Algumas das amigas de Leigh Anne especulam se ela está ajudando Michael por sentir uma espécie de "culpa por ser branca", ideia que lhe causa risos, mas que não descarta completamente. Pouco importa seu motivo real, suas ações são bastante radicais.

Após descobrir que Michael, que frequenta a mesma escola dos seus filhos, não têm onde morar, Leigh Anne lhe oferece pouso por uma noite. Eventualmente ela e o marido se tornam os guardiões legais do rapaz e líderes de um grupo – que inclui seus filhos, bem como o treinador, os tutores e professores de Michael – comprometido em ajudar o jovem a obter sucesso.

Encorajamento

Preciosa (Gabourey Sidibe) se beneficia de uma rede de apoio similar.

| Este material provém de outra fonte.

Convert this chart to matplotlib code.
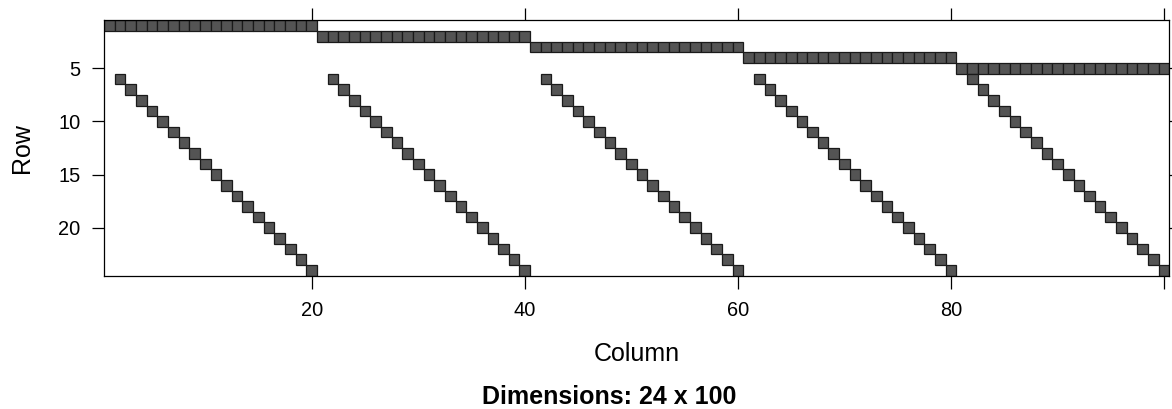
import numpy as np
import matplotlib.pyplot as plt

plt.rcParams['font.family'] = ['Liberation Sans', 'DejaVu Sans']

# Sparse pattern of a 24 x 100 matrix (rows counted from the top)
n_rows = 24
n_cols = 100

# rows 1-5: one full run of 20 columns each
block_rows = [1, 2, 3, 4, 5]
block_first_col = [1, 21, 41, 61, 81]
block_last_col = [20, 40, 60, 80, 100]

# rows 6-24: one diagonal per block, starting one column after the block start
diag_first_row = 6
diag_last_row = 24
diag_first_col = [2, 22, 42, 62, 82]

x_ticks = [20, 40, 60, 80, 100]
x_tick_labels = ['20', '40', '60', '80', '']
y_ticks = [5, 10, 15, 20]

# ---- expand the pattern into (row, col) pairs ----
rows = []
cols = []
for r, c0, c1 in zip(block_rows, block_first_col, block_last_col):
    for c in range(c0, c1 + 1):
        rows.append(r)
        cols.append(c)
for c0 in diag_first_col:
    for k, r in enumerate(range(diag_first_row, diag_last_row + 1)):
        rows.append(r)
        cols.append(c0 + k)
rows = np.array(rows)
cols = np.array(cols)

# ---- plot ----
fig = plt.figure(figsize=(11.72, 4.09), dpi=100)
ax = fig.add_axes([0.0887, 0.3262, 0.9091, 0.6237])

ax.bar(cols, 1.0, width=1.0, bottom=rows - 0.5, color='#545454',
       edgecolor='#1a1a1a', linewidth=0.9)

ax.set_xlim(0.5, n_cols + 0.5)
ax.set_ylim(n_rows + 0.5, 0.5)

ax.set_xticks(x_ticks)
ax.set_xticklabels(x_tick_labels)
ax.set_yticks(y_ticks)
ax.tick_params(axis='both', direction='out', length=9, width=0.9,
               labelsize=14.4, color='black')
ax.tick_params(axis='x', pad=9.5, top=True)
ax.tick_params(axis='y', pad=8, right=True)

for s in ax.spines.values():
    s.set_linewidth(0.9)
    s.set_color('black')

fig.text(0.5432, 1 - 361 / 409, 'Column', ha='center', va='baseline', fontsize=18)
fig.text(0.0185, 1 - 148 / 409, 'Row', ha='center', va='center', rotation=90, fontsize=18)
fig.text(609 / 1172, 5 / 409, 'Dimensions: 24 x 100', ha='center', va='baseline',
         fontsize=18, fontweight='bold')

fig.savefig('out.png', dpi=100)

Ela consegue uma vaga em um programa escolar alternativo para garotas problemáticas, e floresce diante das amizades e do paciente encorajamento de sua professora, Rain (Paula Patton). A secretária da escola, interpretada pela comediante e apresentadora Sherri Shepherd, e um amigável enfermeiro (Lenny Kravitz) também ajudam Preciosa, assim como Weiss, uma assistente social interpretada por Mariah Carey. Diferente da caridade privada dos Tuohys, a bondade dos enfermeiros e professores que auxiliam Preciosa é sancionada e sustentada pelo Estado.

Uma diferença notável entre os benfeitores de Preciosa e os de Michael é que os do rapaz são todos brancos.

Ao fim de Preciosa, a heroína aceita seu fardo e parte em direção a uma nova vida, uma conclusão que pode parecer fria – Preciosa é uma mãe adolescente soropositivo que acabou de aprender a ler e a escrever – mas isso satisfaz o público com uma sensação de redenção conquistada a duras penas. Acreditamos que ela ficará bem porque acreditar nisso é melhor do que aceitarmos o fracasso das instituições, programas de recuperação e o desejo coletivo de ajudar ao próximo que deixa tantas outras meninas como Preciosa entregues a sua própria sorte.

Michael Oher, ao término de O Lado Cego, experimenta um fim melhor, mas o filme acaba com um lembrete do que poderia ter acontecido com ele, quando Leigh Anne lê descrições jornalísticas de jovens que são da mesma região que Michael em Memphis mortos pela violência entre gangues. Ela se pergunta por que ele teve mais sorte do que os outros, modestamente se recusando a mencionar seu próprio papel na vida do rapaz e com isso desviando atenção da curiosa moral da história, a de que a maior esperança para uma criança negra e pobre americana é ter pais brancos e ricos.